16 janvier 1809 – Bataille de La Corogne

La poursuite du général Moore et la bataille de La Corogne

Mémoires sur les opérations des Français, en Galice, en Portugal et dans la vallée du Tage en 1809 – Paris, 1821

 

Avant de partir, il (NDLR : Napoléon) confia la poursuite des ennemis au maréchal Soult, commandant le 2e corps, qu’il renforça des divisions de dragons La Houssaye [1] et Lorge [2], des 70e et 86e régiments de ligne qui composaient la division Delaborde [3], et des régiments de la division Loison [4], qui ve­nait d’être dissoute et étaient encore en arrière. Il le fit soutenir par le 6e corps sous les ordres du maréchal Ney, qui devait déférer à ses in­vitations. La cavalerie légère de ce maréchal, qui avait à sa tête le général Colbert [5], se trouvant engagée en avant, était déjà, par sa position mê­me, aux ordres du maréchal Soult.

Jean de Dieu Soult
Jean de Dieu Soult

La poursuite de l’ennemi ne fut ralentie ni par les revues passées à Astorga, ni par l’intempérie de la saison très rigoureuse dans les mon­tagnes qui allaient être le théâtre de la guerre, et qui tiennent à la chaîne des Pyrénées.

D’Astorga pour aller à Villafranca, indépendamment de la grande route nouvellement construite, il y a l’ancien chemin plus direct, mais montueux et mauvais.

En se retirant, les Anglais avaient choisi la première et laissé l’autre aux Espagnols.

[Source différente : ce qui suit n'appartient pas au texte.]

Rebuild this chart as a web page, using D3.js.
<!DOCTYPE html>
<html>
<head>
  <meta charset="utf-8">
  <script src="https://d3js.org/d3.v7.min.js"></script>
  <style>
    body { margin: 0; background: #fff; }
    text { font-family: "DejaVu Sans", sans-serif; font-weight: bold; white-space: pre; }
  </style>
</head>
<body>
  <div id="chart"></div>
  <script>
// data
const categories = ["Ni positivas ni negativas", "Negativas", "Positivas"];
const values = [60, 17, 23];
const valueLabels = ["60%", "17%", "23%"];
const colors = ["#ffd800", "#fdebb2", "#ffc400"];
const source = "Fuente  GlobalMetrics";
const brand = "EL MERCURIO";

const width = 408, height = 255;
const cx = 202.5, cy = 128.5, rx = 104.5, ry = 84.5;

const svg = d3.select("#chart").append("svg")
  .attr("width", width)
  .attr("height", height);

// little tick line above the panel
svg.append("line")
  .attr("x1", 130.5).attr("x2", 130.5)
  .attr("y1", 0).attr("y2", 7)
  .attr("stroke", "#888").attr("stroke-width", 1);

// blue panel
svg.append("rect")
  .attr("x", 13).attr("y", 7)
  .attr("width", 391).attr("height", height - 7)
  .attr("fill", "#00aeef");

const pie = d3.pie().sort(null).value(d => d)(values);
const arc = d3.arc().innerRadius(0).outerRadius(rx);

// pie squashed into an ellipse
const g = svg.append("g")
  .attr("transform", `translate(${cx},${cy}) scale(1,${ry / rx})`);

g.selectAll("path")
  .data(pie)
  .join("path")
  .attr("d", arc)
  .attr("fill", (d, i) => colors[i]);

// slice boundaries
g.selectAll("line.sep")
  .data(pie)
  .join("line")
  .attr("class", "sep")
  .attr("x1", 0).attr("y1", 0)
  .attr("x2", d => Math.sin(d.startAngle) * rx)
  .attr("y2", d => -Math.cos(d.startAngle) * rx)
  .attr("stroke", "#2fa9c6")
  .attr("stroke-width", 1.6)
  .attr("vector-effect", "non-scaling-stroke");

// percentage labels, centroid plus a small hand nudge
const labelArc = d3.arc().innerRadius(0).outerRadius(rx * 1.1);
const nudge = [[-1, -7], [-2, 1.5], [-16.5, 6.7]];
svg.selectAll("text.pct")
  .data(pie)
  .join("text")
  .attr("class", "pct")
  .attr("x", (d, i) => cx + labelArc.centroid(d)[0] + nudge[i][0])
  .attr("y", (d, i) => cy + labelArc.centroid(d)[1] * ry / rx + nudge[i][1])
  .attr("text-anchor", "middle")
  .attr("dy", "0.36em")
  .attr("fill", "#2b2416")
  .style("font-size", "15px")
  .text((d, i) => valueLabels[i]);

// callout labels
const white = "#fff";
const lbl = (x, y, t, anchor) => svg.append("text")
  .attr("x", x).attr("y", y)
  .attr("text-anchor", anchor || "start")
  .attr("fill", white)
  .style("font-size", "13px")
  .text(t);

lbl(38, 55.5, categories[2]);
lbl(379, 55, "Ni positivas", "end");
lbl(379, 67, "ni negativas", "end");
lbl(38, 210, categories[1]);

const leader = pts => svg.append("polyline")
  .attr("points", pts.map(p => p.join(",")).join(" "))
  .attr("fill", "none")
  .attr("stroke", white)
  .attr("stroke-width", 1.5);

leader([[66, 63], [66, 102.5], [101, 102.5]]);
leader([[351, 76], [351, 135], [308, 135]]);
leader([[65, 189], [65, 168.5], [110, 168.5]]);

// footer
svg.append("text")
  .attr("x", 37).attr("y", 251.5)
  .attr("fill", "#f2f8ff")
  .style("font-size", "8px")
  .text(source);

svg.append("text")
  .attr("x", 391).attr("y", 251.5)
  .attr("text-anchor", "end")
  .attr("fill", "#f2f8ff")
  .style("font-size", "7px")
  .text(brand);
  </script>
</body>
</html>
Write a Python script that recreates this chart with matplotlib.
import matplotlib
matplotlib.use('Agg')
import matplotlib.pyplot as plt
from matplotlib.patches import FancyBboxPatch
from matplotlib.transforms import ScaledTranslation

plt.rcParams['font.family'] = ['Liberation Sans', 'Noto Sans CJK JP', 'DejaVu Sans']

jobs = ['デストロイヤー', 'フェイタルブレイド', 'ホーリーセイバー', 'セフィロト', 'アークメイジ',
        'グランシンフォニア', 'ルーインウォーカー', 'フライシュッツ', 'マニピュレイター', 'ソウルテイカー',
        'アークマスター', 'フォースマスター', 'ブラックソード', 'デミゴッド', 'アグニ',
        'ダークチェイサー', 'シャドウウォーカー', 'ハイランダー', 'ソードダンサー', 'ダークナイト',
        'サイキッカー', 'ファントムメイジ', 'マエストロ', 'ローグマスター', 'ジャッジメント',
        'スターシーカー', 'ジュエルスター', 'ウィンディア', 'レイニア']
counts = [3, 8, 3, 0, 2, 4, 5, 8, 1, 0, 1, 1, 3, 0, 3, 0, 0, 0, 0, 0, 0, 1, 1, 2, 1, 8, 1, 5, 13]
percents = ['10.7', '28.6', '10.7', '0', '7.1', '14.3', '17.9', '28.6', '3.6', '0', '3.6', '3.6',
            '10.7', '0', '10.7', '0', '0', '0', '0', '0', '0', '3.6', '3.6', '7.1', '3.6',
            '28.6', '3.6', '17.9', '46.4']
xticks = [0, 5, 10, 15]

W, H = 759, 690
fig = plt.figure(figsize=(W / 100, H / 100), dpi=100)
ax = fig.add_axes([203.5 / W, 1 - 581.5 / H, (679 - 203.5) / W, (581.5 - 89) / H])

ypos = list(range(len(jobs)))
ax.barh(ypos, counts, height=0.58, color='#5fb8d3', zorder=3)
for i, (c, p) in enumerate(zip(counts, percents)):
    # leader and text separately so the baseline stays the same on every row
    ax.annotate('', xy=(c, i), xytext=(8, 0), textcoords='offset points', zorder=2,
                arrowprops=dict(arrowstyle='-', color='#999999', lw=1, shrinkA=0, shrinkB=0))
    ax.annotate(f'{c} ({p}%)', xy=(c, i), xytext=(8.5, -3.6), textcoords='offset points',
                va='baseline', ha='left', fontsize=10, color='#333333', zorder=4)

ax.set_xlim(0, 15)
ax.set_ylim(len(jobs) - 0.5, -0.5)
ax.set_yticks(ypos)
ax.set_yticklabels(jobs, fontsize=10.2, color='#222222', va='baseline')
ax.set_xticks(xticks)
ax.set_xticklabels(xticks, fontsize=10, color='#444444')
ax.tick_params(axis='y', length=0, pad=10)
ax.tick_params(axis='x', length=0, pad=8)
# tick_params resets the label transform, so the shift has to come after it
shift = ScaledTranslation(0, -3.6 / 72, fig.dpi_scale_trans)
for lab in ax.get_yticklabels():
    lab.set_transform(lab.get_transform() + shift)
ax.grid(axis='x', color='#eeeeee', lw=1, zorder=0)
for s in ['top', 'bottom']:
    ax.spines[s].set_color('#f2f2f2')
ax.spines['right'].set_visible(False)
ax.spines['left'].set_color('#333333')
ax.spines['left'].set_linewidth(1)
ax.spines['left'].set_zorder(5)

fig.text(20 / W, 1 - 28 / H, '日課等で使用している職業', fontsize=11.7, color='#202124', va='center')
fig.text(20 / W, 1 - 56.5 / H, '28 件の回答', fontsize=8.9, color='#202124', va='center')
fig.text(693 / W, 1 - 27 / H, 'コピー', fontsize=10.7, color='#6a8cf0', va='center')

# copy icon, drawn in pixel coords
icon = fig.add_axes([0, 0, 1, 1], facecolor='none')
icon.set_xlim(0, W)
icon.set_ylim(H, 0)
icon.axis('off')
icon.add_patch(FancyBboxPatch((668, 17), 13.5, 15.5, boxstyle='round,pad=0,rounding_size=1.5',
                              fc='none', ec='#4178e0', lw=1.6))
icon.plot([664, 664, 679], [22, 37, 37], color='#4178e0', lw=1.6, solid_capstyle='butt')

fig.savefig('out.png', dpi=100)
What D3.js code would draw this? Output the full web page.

Le 95then route vers La Corogne (courtoisie Andrew Hewitt)
Le 95th en route vers La Corogne (courtoisie Andrew Hewitt)

Le maréchal Soult fit suivre les Espagnols par le général Franceschi [6], avec ordre de les pousser et de ne les pas perdre de vue : il marcha lui-même avec le reste de ses troupes sur les traces des Anglais.

Quelque précipitée que fût leur retraite, le 3 janvier on atteignit leur arrière-garde à Cacabellos. Ce bourg forme un long défilé, terminé par le pont de la Qua, qui coule le long d’une colline qu’il faut monter. L’ennemi avait beau­coup de tirailleurs dans les vignes, et occupait en force le village de Prieros, situé à trois cents toises sur le plateau de la colline.

Auguste François-Marie de Colbert-Chabanais
Auguste François-Marie de Colbert-Chabanais

Le général Colbert qui commandait l’avant-garde, composée des 3e de hussards et 15e de chasseurs [7], fit charger ce qu’il voyait devant lui; mais cette attaque n’ayant point réussi, il fallut attendre l’infanterie.

La 1e division, commandée par le général Merle [8], marchait en tête : dès que le 4e d’infanterie légère eut traversé Cacabellos et passé le pont de la Qua, on le forma en colonnes d’attaque, et on marcha à l’ennemi. La colonne principale suivit la grande route, tandis qu’une autre co­lonne passa par les vignes pour tourner la po­sition.

Le général Colbert, entraîné par son courage, se plaça aux premiers rangs de cette infanterie, et fut frappé de mort [9]. Jeune encore, il jouissait, comme militaire, de la plus haute estime. Canova l’avait surnommé l’Antinoüs moderne : ses amis chérissaient en lui ces qualités du cœur qui commandent l’attachement, il fut vivement regretté

On enleva la position de Prieros, et les An­glais furent poursuivis jusque près de Villafranca. La nuit força de s’arrêter.

A Villafranca, l’ancienne et la nouvelle route de la Corogne se rejoignant, les Espagnols se trouvèrent de nouveau réunis aux Anglais : étant trop nombreux pour traverser ensemble le défilé de Villafranca, ils se divisèrent encore; les Espagnols suivirent le val d’Ores, et le général Moore fit prendre la même direction à quatre mille Anglais pour aller s’embarquer à Vigo.